South Shore Breaker
One year after an autism diagnosis
By the time these words are printed, a year will have passed since a psychologist sat across from me and said, “I’m making a diagnosis on the autism spectrum.”
The diagnosis changed some things — admittedly, though, not as much as I first imagined.
While people are interested to hear about my experiences (aside from writing, I’ve had interview opportunities as well), the interest is mainly from outside parties. People who aren’t in my life. When it comes to those I interact with regularly, few folks bring up autism or ask about it.
In some ways, this might be a blessing: I’ve heard and read stories about other autistic people fielding invasive questions and “advice” postdiagnosis.

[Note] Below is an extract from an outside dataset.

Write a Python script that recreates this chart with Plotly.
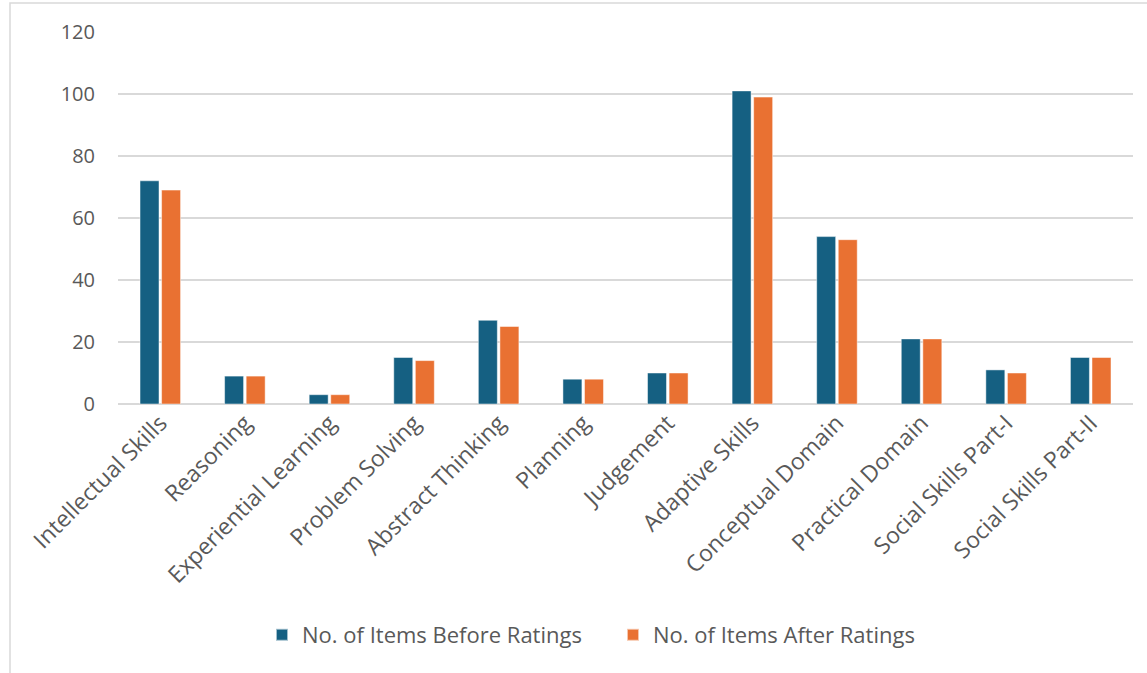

Parents of young autistic children get this, too, and are sometimes even blamed (subtly and not-so-subtly) for their child’s disability.
So, while there’s been little outside affirmation, no one has suggested that dairy or flu shots are to blame for my autism.
No one’s asked if I would consider trying a juice cleanse. Not to my face, anyway. But I’ve still had to find inner affirmation. Much of this comes from reading: books, blogs and even Twitter.
Although social media has its pitfalls, I have discovered and “met” fellow autistic writers who have been diagnosed for longer than I.
For a year, I have been reading everything I can about autism and other forms of neurodivergency. I expected I would be well-versed and confident in the way I talk about autism by now
— at least I thought I would fully understand my own autism.
On the contrary, I might be less certain than I was before. My questions have doubled, and my curiosity has only increased. Issues I once felt were black-and-white now appear nuanced.
In addition to the anniversary of my diagnosis, I turned 29 this month. My birthday often brings a mix of regret and anxiety to the forefront of my mind, and I feel those same emotions this year.
However, I have also been reflecting on the importance of aging. It has an added meaning to me now, having learned the average lifespan of an autistic person is estimated to be significantly younger than allistic (nonautistic) people.
The average age of death varies study to study (Sarah Kurchak wrote about this at length for the online publication Vox). One factor may be that autistic people are more likely to have conditions such as epilepsy and depression. Suicide is prevalent among autistic adults; especially autistic women like me. Although I don’t have epilepsy, I do have severe depression.
I try to remind myself that, with the challenges I’ve faced, simply living is meaningful — even if I haven’t accomplished as many things as I would like.
As I go into my 30th year, I look forward to what I will learn next.